§ **Raw data**:

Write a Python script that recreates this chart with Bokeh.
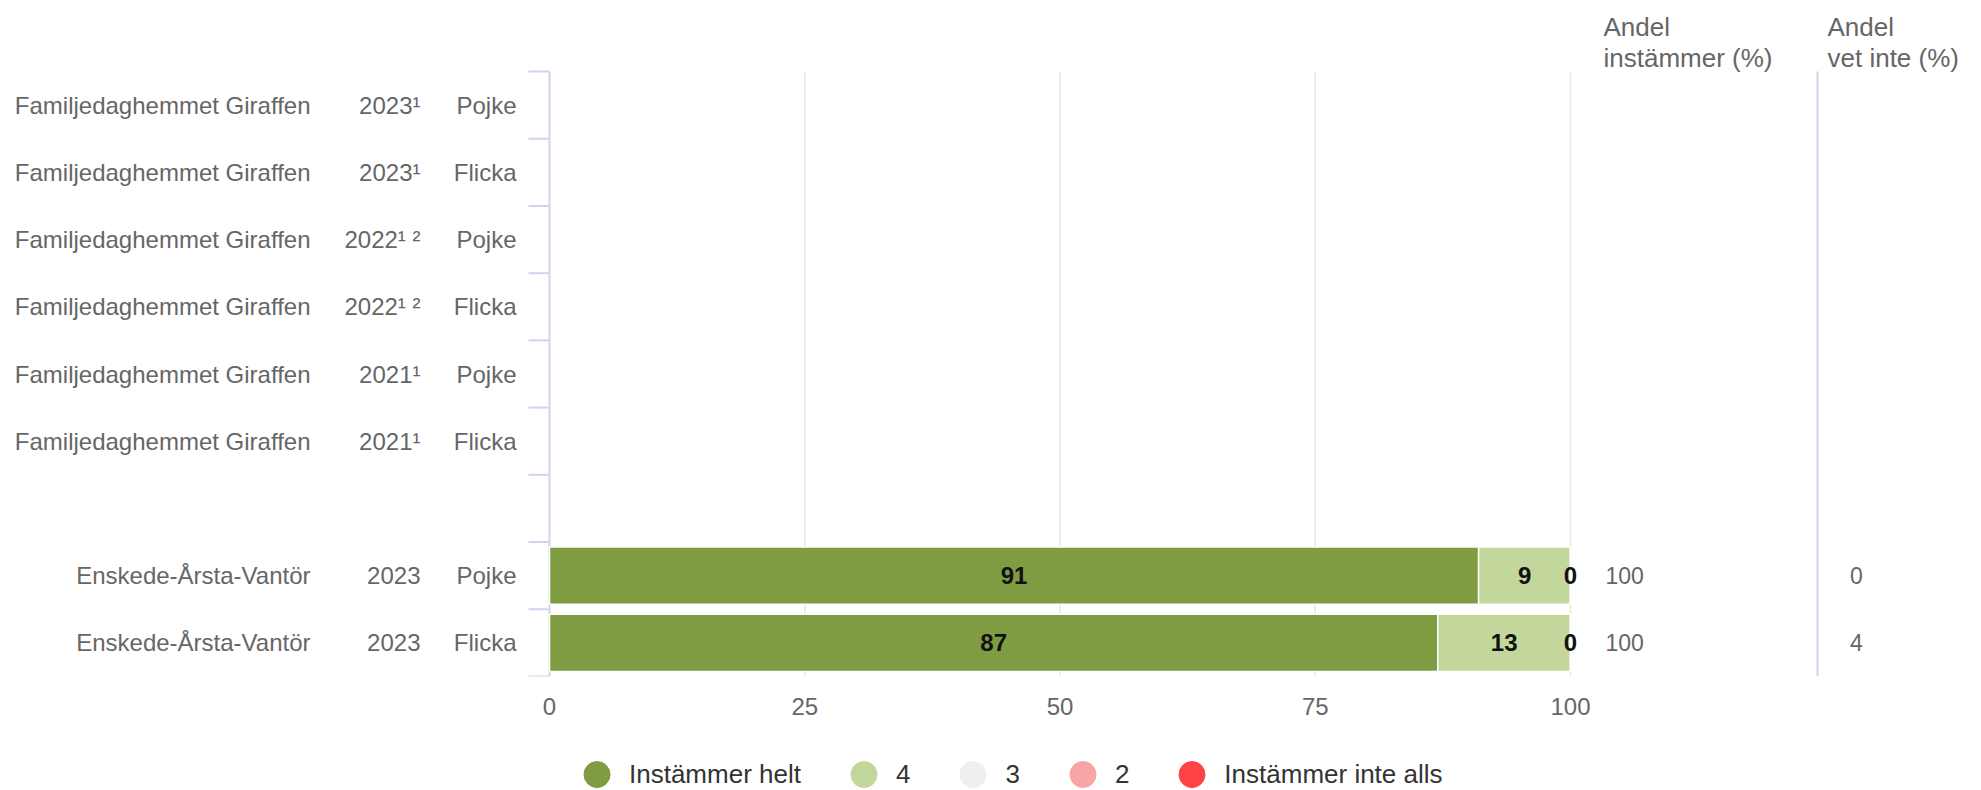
from bokeh.plotting import figure
from bokeh.layouts import column
from bokeh.models import Range1d, ColumnDataSource, LinearAxis, FixedTicker, Legend, LegendItem
from bokeh.core.properties import value
from bokeh.embed import file_html
from bokeh.resources import INLINE

nan = float("nan")

# ---- data ----
units = ["Familjedaghemmet Giraffen"] * 6 + ["", "Enskede-Årsta-Vantör", "Enskede-Årsta-Vantör"]
years = ["2023¹", "2023¹", "2022¹ ²", "2022¹ ²", "2021¹", "2021¹", "", "2023", "2023"]
genders = ["Pojke", "Flicka", "Pojke", "Flicka", "Pojke", "Flicka", "", "Pojke", "Flicka"]
series_names = ["Instämmer helt", "4", "3", "2", "Instämmer inte alls"]
series_colors = ["#7f9c43", "#c3d69b", "#efefef", "#f7a5a5", "#ff4343"]
helt = [nan] * 7 + [91, 87]
four = [nan] * 7 + [9, 13]
three = [nan] * 7 + [0, 0]
two = [nan] * 7 + [0, 0]
inte_alls = [nan] * 7 + [0, 0]
andel_instammer = [None] * 7 + [100, 100]
andel_vet_inte = [None] * 7 + [0, 4]
x_ticks = [0, 25, 50, 75, 100]
header1 = ["Andel", "instämmer (%)"]
header2 = ["Andel", "vet inte (%)"]

# ---- layout helpers (canvas pixels -> data) ----
W = 1975
TOTAL_H = 790
LEG_H = 32
H = TOTAL_H - LEG_H
X0, X100 = 549.0, 1570.0       # canvas px of x=0 and x=100
S = (X100 - X0) / 100.0
TOP, BOT = 71.0, 676.0         # plot area top/bottom in canvas px
n_rows = len(units)
P = (BOT - TOP) / n_rows


def xd(px):
    return (px - X0) / S


def yd(py):
    return -0.5 + (py - TOP) / P


FONT = value("Liberation Sans")
GREY = "#666666"
LINE = "#ccd6eb"
GRID = "#e6e6e6"

p = figure(width=W, height=H, output_backend="svg", toolbar_location=None,
           x_range=Range1d(xd(0), xd(W)), y_range=Range1d(yd(BOT), yd(0)),
           x_axis_location=None, y_axis_location=None,
           min_border=0, min_border_left=0, min_border_right=0, min_border_top=0,
           min_border_bottom=int(H - BOT), outline_line_color=None)
p.grid.visible = False

rows = list(range(n_rows))

# grid lines
grid_x = [t for t in x_ticks if t > 0]
p.segment(x0=grid_x, x1=grid_x, y0=[-0.5] * len(grid_x), y1=[n_rows - 0.5] * len(grid_x),
          line_color=GRID, line_width=1.5)

# left axis line + category ticks
p.segment(x0=[0], x1=[0], y0=[-0.5], y1=[n_rows - 0.5], line_color=LINE, line_width=2)
bounds = [r - 0.5 for r in range(n_rows + 1)]
p.segment(x0=[xd(X0 - 21)] * len(bounds), x1=[0] * len(bounds), y0=bounds, y1=bounds,
          line_color=LINE, line_width=2)

# separator line between the two value columns
p.segment(x0=[xd(1817)], x1=[xd(1817)], y0=[-0.5], y1=[n_rows - 0.5], line_color=LINE, line_width=2)

# stacked bars
src = ColumnDataSource(dict(y=rows, helt=helt, four=four, three=three, two=two, inte=inte_alls))
stack_cols = ["helt", "four", "three", "two", "inte"]
p.hbar_stack(stack_cols, y="y", height=0.85, color=series_colors, line_color="white",
             line_width=1.5, source=src)

# data labels (centred in each segment)
lx, ly, lt = [], [], []
for i in rows:
    vals = [helt[i], four[i], three[i]]
    if any(v != v for v in vals):
        continue
    cum = 0
    for v in vals:
        lx.append(cum + v / 2)
        ly.append(i)
        lt.append(str(v))
        cum += v
p.text(x=lx, y=ly, text=lt, text_align="center", text_baseline="middle",
       text_font=FONT, text_font_size="24px", text_font_style="bold", text_color="#111111")

# category labels (three columns)
p.text(x=[xd(310)] * n_rows, y=rows, text=units, text_align="right", text_baseline="middle",
       text_font=FONT, text_font_size="24px", text_color=GREY)
p.text(x=[xd(420)] * n_rows, y=rows, text=years, text_align="right", text_baseline="middle",
       text_font=FONT, text_font_size="24px", text_color=GREY)
p.text(x=[xd(516)] * n_rows, y=rows, text=genders, text_align="right", text_baseline="middle",
       text_font=FONT, text_font_size="24px", text_color=GREY)

# value columns
vi_rows = [i for i in rows if andel_instammer[i] is not None]
p.text(x=[xd(1605)] * len(vi_rows), y=vi_rows, text=[str(andel_instammer[i]) for i in vi_rows],
       text_align="left", text_baseline="middle", text_font=FONT, text_font_size="23px", text_color=GREY)
vv_rows = [i for i in rows if andel_vet_inte[i] is not None]
p.text(x=[xd(1856)] * len(vv_rows), y=vv_rows, text=[str(andel_vet_inte[i]) for i in vv_rows],
       text_align="center", text_baseline="middle", text_font=FONT, text_font_size="23px", text_color=GREY)

# headers
p.text(x=[xd(1603)] * 2, y=[yd(26), yd(57)], text=header1, text_align="left", text_baseline="middle",
       text_font=FONT, text_font_size="26px", text_color=GREY)
p.text(x=[xd(1827)] * 2, y=[yd(26), yd(57)], text=header2, text_align="left", text_baseline="middle",
       text_font=FONT, text_font_size="26px", text_color=GREY)

# x axis
xaxis = LinearAxis(ticker=FixedTicker(ticks=x_ticks), axis_line_color=None,
                   major_tick_line_color=None, minor_tick_line_color=None,
                   major_label_standoff=15, major_label_text_color=GREY,
                   major_label_text_font="Liberation Sans", major_label_text_font_size="24px")
p.add_layout(xaxis, "below")

# legend (separate strip below the chart)
p2 = figure(width=W, height=LEG_H, output_backend="svg", toolbar_location=None,
            x_range=Range1d(0, 1), y_range=Range1d(0, 1),
            x_axis_location=None, y_axis_location=None,
            min_border=0, min_border_left=0, min_border_right=0, min_border_top=0,
            min_border_bottom=0, outline_line_color=None)
p2.grid.visible = False
items = []
for name, c in zip(series_names, series_colors):
    # legend proxies: one point each, placed outside the visible range
    r = p2.scatter(x=[5], y=[5], marker="circle", size=26, fill_color=c, line_color=c)
    items.append(LegendItem(label=name, renderers=[r]))
legend = Legend(items=items, orientation="horizontal", location="left",
                glyph_width=65, glyph_height=65, label_standoff=-3, spacing=30, label_width=0,
                padding=0, margin=564, border_line_color=None, background_fill_alpha=0,
                label_text_font="Liberation Sans", label_text_font_size="26px",
                label_text_color="#333333")
p2.add_layout(legend, "center")

layout = column(p, p2, spacing=0)
open("out.html", "w").write(file_html(layout, INLINE))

§ **What the exercise asks**: Pull out all lines from the listing that contain the string "chart".

§ **Finished task**:
Write a Python script that recreates this chart with Bokeh.
# legend (separate strip below the chart)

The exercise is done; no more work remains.